**** Raw data

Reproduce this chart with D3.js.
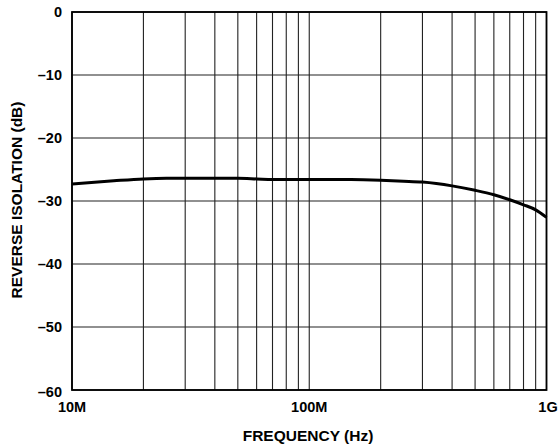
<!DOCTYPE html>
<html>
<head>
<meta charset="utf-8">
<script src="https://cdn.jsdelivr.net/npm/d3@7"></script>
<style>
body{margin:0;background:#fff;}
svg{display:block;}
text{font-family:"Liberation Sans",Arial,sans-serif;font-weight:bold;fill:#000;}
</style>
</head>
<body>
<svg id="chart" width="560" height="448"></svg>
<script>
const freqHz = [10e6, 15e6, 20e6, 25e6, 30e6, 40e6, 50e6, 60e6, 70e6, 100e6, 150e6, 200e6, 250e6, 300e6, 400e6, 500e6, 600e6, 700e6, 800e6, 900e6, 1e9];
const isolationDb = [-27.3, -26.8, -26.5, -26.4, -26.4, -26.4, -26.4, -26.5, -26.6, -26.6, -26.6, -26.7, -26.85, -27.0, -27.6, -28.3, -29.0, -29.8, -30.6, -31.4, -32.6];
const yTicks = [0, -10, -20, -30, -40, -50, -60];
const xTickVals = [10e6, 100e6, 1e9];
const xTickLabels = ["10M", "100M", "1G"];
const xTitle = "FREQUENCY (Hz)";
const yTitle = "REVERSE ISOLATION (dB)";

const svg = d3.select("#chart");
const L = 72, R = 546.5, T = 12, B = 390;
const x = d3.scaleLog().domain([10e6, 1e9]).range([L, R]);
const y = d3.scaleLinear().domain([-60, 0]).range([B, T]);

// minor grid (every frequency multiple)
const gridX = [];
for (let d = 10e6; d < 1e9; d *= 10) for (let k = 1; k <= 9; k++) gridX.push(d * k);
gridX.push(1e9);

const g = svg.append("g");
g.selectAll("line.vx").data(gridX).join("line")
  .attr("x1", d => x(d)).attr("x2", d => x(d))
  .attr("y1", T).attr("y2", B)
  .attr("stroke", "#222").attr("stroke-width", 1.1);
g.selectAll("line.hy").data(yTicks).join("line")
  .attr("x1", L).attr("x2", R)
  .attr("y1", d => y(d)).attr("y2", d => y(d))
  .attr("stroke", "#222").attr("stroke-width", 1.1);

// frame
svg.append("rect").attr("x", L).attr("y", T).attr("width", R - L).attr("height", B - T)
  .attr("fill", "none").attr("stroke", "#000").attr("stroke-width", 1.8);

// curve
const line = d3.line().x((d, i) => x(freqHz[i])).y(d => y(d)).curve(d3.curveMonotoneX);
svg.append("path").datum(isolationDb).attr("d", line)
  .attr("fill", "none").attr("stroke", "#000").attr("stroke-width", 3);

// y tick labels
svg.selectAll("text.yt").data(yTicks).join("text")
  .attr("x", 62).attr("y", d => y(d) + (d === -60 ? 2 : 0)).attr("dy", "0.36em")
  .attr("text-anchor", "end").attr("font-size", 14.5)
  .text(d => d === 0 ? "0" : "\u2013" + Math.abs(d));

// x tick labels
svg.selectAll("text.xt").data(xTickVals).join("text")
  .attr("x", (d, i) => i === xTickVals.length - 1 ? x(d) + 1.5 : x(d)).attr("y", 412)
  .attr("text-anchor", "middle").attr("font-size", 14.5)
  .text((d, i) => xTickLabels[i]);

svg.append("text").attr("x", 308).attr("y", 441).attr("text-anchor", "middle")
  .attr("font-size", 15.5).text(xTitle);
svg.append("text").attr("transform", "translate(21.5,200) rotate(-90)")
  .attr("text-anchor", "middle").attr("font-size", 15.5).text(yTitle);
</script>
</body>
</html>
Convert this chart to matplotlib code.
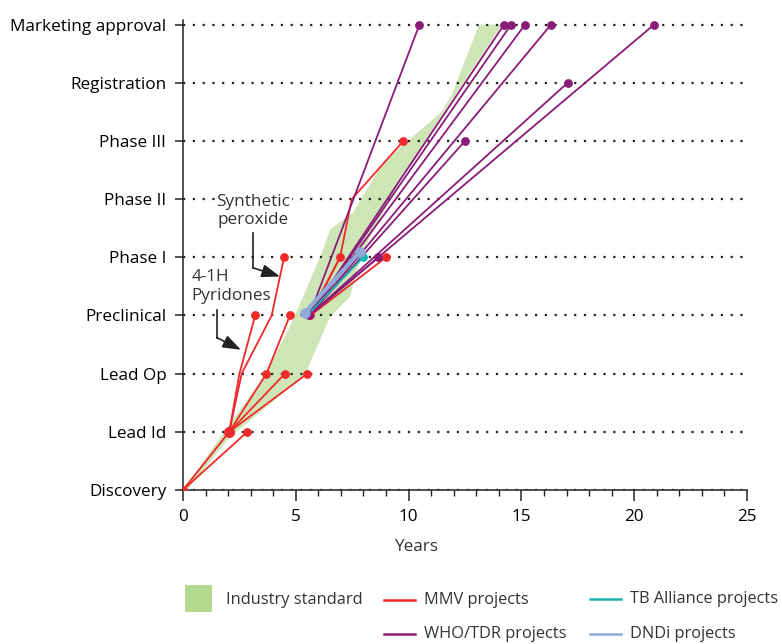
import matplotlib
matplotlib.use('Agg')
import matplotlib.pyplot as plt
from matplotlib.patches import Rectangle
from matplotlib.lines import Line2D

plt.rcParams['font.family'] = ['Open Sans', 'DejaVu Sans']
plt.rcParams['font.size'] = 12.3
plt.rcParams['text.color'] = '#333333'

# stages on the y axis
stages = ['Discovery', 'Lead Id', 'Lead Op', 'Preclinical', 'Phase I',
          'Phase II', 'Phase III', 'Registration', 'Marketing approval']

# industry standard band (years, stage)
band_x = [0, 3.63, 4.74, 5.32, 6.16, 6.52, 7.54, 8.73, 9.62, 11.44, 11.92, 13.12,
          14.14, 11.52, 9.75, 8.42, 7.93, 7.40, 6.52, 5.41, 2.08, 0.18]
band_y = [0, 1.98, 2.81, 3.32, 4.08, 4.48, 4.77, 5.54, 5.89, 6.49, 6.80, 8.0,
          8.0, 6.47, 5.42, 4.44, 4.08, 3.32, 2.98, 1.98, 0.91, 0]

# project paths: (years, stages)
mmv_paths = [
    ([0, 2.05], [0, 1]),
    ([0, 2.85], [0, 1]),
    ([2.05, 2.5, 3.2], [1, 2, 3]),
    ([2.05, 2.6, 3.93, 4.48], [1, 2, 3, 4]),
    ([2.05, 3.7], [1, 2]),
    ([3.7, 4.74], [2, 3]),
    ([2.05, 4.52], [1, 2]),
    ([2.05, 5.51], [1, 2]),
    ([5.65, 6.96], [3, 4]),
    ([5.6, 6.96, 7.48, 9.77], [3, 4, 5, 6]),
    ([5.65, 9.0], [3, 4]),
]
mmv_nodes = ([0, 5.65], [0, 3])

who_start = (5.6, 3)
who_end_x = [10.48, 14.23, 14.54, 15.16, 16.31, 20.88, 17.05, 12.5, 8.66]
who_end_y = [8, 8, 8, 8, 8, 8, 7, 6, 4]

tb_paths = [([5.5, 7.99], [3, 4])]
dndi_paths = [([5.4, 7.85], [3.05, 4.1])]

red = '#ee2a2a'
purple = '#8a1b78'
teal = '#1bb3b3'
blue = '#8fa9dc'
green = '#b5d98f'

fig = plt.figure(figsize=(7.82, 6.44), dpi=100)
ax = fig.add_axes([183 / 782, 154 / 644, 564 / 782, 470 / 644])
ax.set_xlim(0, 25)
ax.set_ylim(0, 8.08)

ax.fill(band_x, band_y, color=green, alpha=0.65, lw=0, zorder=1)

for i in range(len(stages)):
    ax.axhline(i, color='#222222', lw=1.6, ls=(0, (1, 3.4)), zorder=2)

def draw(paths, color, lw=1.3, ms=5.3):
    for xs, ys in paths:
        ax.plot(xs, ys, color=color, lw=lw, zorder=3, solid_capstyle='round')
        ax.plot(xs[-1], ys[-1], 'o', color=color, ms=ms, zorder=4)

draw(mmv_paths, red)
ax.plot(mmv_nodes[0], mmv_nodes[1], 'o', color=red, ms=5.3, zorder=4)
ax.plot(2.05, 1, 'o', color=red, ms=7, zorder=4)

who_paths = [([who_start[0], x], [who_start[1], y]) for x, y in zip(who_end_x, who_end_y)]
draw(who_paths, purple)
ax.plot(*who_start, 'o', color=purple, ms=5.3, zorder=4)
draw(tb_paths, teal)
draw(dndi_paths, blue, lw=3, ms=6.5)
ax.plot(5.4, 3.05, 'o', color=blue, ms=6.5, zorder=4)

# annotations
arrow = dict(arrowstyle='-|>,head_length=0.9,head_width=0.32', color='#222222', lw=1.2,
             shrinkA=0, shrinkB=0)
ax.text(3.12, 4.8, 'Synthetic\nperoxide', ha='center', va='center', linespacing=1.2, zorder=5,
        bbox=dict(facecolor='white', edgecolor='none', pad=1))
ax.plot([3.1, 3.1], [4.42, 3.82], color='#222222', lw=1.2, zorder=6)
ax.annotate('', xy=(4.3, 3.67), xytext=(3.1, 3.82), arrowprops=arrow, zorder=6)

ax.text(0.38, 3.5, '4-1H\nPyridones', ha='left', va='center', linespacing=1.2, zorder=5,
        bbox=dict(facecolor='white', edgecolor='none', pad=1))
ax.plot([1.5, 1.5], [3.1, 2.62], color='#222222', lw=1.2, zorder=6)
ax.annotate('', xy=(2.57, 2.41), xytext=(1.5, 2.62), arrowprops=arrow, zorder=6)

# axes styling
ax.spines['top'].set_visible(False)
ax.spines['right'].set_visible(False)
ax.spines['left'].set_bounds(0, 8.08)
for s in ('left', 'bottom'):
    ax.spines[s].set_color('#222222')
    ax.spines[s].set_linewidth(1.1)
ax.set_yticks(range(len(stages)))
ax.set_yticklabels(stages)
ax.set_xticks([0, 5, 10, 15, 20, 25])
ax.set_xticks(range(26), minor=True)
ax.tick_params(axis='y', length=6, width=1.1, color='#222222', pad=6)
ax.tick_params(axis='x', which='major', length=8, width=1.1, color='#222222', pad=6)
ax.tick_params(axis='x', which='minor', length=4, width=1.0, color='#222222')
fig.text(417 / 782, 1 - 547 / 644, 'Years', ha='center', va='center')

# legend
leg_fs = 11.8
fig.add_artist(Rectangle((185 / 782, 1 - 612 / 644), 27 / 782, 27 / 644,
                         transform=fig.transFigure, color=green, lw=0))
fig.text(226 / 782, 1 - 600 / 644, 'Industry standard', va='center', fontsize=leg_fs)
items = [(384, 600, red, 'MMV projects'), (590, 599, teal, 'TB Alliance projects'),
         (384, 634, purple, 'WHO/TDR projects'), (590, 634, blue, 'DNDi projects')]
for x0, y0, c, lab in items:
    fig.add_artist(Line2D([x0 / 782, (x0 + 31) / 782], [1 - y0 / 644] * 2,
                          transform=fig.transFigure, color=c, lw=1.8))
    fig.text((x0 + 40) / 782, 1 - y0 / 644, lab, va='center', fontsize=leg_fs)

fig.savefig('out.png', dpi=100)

********

* **Task instructions**
Only the lines from the start of the records through the line containing "const y = d3.scaleLinear().domain([-60, 0]).range([B, T]);" should be repeated, word for word, with the pictures left out.

* **Answer to this exercise**
Reproduce this chart with D3.js.
<!DOCTYPE html>
<html>
<head>
<meta charset="utf-8">
<script src="https://cdn.jsdelivr.net/npm/d3@7"></script>
<style>
body{margin:0;background:#fff;}
svg{display:block;}
text{font-family:"Liberation Sans",Arial,sans-serif;font-weight:bold;fill:#000;}
</style>
</head>
<body>
<svg id="chart" width="560" height="448"></svg>
<script>
const freqHz = [10e6, 15e6, 20e6, 25e6, 30e6, 40e6, 50e6, 60e6, 70e6, 100e6, 150e6, 200e6, 250e6, 300e6, 400e6, 500e6, 600e6, 700e6, 800e6, 900e6, 1e9];
const isolationDb = [-27.3, -26.8, -26.5, -26.4, -26.4, -26.4, -26.4, -26.5, -26.6, -26.6, -26.6, -26.7, -26.85, -27.0, -27.6, -28.3, -29.0, -29.8, -30.6, -31.4, -32.6];
const yTicks = [0, -10, -20, -30, -40, -50, -60];
const xTickVals = [10e6, 100e6, 1e9];
const xTickLabels = ["10M", "100M", "1G"];
const xTitle = "FREQUENCY (Hz)";
const yTitle = "REVERSE ISOLATION (dB)";

const svg = d3.select("#chart");
const L = 72, R = 546.5, T = 12, B = 390;
const x = d3.scaleLog().domain([10e6, 1e9]).range([L, R]);
const y = d3.scaleLinear().domain([-60, 0]).range([B, T]);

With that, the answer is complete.